◆ **Exercise prompt**: Transcribe the full listing exactly, and drop every picture.
-- BEGIN --
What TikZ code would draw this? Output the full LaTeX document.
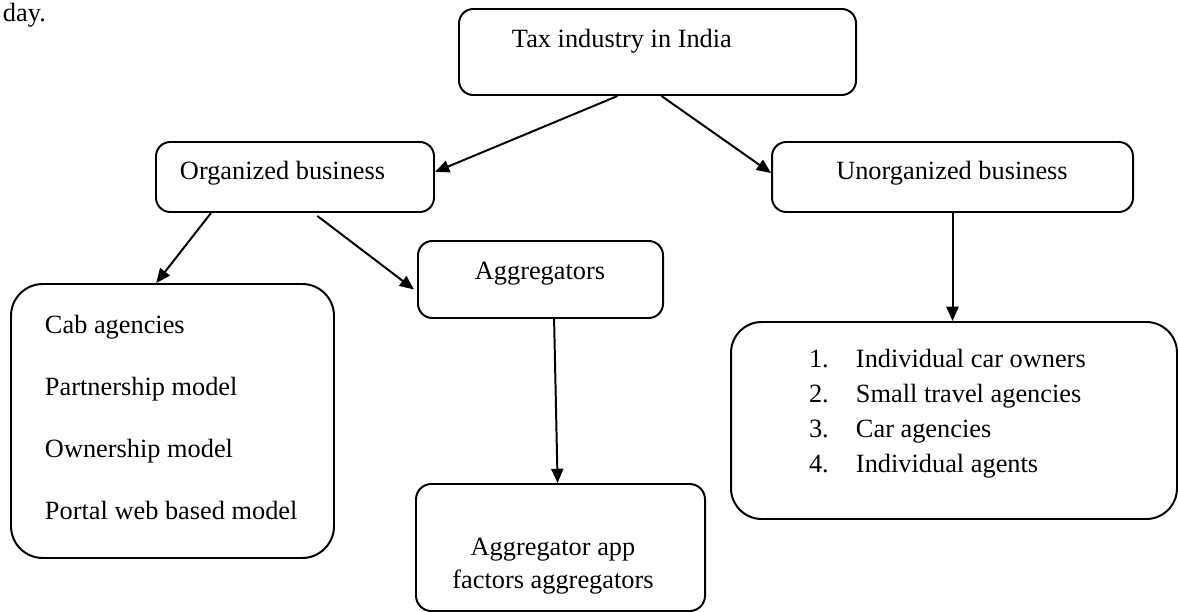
\documentclass[tikz,border=0pt]{standalone}
\usepackage{fontspec}
\setmainfont{Liberation Serif}
\usetikzlibrary{arrows.meta,fit,calc}

\begin{document}
\begin{tikzpicture}[x=0.016cm, y=-0.016cm, line width=0.9pt, every node/.style = {inner sep=0pt, font=\fontsize{12}{14}\selectfont}, >={Triangle[length=6.5pt,width=5.5pt]}]
	\tikzstyle{box} = [draw, rounded corners=6.5pt]
	\tikzstyle{bigbox} = [draw, rounded corners=14.5pt]
	\tikzstyle{txt} = [anchor=base west]
	\tikzstyle{lines} = [align=left, anchor=north west]
	\useasboundingbox (0,0) rectangle (1178,612);
	\node[txt] (day) at (2,22) {day.};
	% boxes
	\node[box, fit={(459,9) (856,95)}] (tax) {};
	\node[box, fit={(156,142) (434,212)}] (org) {};
	\node[box, fit={(772,142) (1133,212)}] (unorg) {};
	\node[box, fit={(418,241) (663,318)}] (agg) {};
	\node[bigbox, fit={(11,284) (334,558)}] (cab) {};
	\node[box, rounded corners=7pt, fit={(416,484) (705,611)}] (app) {};
	\node[bigbox, rounded corners=14pt, fit={(731,322) (1177,519)}] (unlist) {};
	% texts
	\node[txt] (taxtext) at (511,48) {Tax industry in India};
	\node[txt] (orgtext) at (179,180) {Organized business};
	\node[anchor=base] (unorgtext) at (952,180) {Unorganized business};
	\node[anchor=base] (aggtext) at (540,279) {Aggregators};
	\node[lines, font=\fontsize{12}{28.2}\selectfont] (cabtext) at (44,314) {Cab agencies\\Partnership model\\Ownership model\\Portal web based model};
	\node[align=center, anchor=north, font=\fontsize{12}{15.3}\selectfont] (apptext) at (553,537) {Aggregator app\\factors aggregators};
	\node[lines, font=\fontsize{12}{15.9}\selectfont] (unlisttext) at (808,348) {\makebox[21.4pt][l]{1.}Individual car owners\\\makebox[21.4pt][l]{2.}Small travel agencies\\\makebox[21.4pt][l]{3.}Car agencies\\\makebox[21.4pt][l]{4.}Individual agents};
	% arrows
	\draw[->] ($(tax.south west)!0.40!(tax.south east)$) -- ($(org.east)+(0,-5)$);
	\draw[->] ($(tax.south west)!0.51!(tax.south east)$) -- ($(unorg.west)+(0,-4)$);
	\draw[->] ($(org.south west)!0.20!(org.south east)$) -- ($(cab.north west)!0.45!(cab.north east)$);
	\draw[->] ($(org.south west)!0.58!(org.south east)+(0,3)$) -- ($(agg.west)+(-3,10)$);
	\draw[->] ($(agg.south west)!0.555!(agg.south east)$) -- ($(app.north west)!0.49!(app.north east)$);
	\draw[->] (unorg.south) -- (unorg.south |- unlist.north);
\end{tikzpicture}
\end{document}
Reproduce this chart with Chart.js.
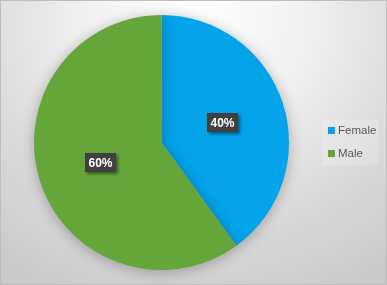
-- END --
◆ **The response**:
What TikZ code would draw this? Output the full LaTeX document.
\documentclass[tikz,border=0pt]{standalone}
\usepackage{fontspec}
\setmainfont{Liberation Serif}
\usetikzlibrary{arrows.meta,fit,calc}

\begin{document}
\begin{tikzpicture}[x=0.016cm, y=-0.016cm, line width=0.9pt, every node/.style = {inner sep=0pt, font=\fontsize{12}{14}\selectfont}, >={Triangle[length=6.5pt,width=5.5pt]}]
	\tikzstyle{box} = [draw, rounded corners=6.5pt]
	\tikzstyle{bigbox} = [draw, rounded corners=14.5pt]
	\tikzstyle{txt} = [anchor=base west]
	\tikzstyle{lines} = [align=left, anchor=north west]
	\useasboundingbox (0,0) rectangle (1178,612);
	\node[txt] (day) at (2,22) {day.};
	% boxes
	\node[box, fit={(459,9) (856,95)}] (tax) {};
	\node[box, fit={(156,142) (434,212)}] (org) {};
	\node[box, fit={(772,142) (1133,212)}] (unorg) {};
	\node[box, fit={(418,241) (663,318)}] (agg) {};
	\node[bigbox, fit={(11,284) (334,558)}] (cab) {};
	\node[box, rounded corners=7pt, fit={(416,484) (705,611)}] (app) {};
	\node[bigbox, rounded corners=14pt, fit={(731,322) (1177,519)}] (unlist) {};
	% texts
	\node[txt] (taxtext) at (511,48) {Tax industry in India};
	\node[txt] (orgtext) at (179,180) {Organized business};
	\node[anchor=base] (unorgtext) at (952,180) {Unorganized business};
	\node[anchor=base] (aggtext) at (540,279) {Aggregators};
	\node[lines, font=\fontsize{12}{28.2}\selectfont] (cabtext) at (44,314) {Cab agencies\\Partnership model\\Ownership model\\Portal web based model};
	\node[align=center, anchor=north, font=\fontsize{12}{15.3}\selectfont] (apptext) at (553,537) {Aggregator app\\factors aggregators};
	\node[lines, font=\fontsize{12}{15.9}\selectfont] (unlisttext) at (808,348) {\makebox[21.4pt][l]{1.}Individual car owners\\\makebox[21.4pt][l]{2.}Small travel agencies\\\makebox[21.4pt][l]{3.}Car agencies\\\makebox[21.4pt][l]{4.}Individual agents};
	% arrows
	\draw[->] ($(tax.south west)!0.40!(tax.south east)$) -- ($(org.east)+(0,-5)$);
	\draw[->] ($(tax.south west)!0.51!(tax.south east)$) -- ($(unorg.west)+(0,-4)$);
	\draw[->] ($(org.south west)!0.20!(org.south east)$) -- ($(cab.north west)!0.45!(cab.north east)$);
	\draw[->] ($(org.south west)!0.58!(org.south east)+(0,3)$) -- ($(agg.west)+(-3,10)$);
	\draw[->] ($(agg.south west)!0.555!(agg.south east)$) -- ($(app.north west)!0.49!(app.north east)$);
	\draw[->] (unorg.south) -- (unorg.south |- unlist.north);
\end{tikzpicture}
\end{document}
Reproduce this chart with Chart.js.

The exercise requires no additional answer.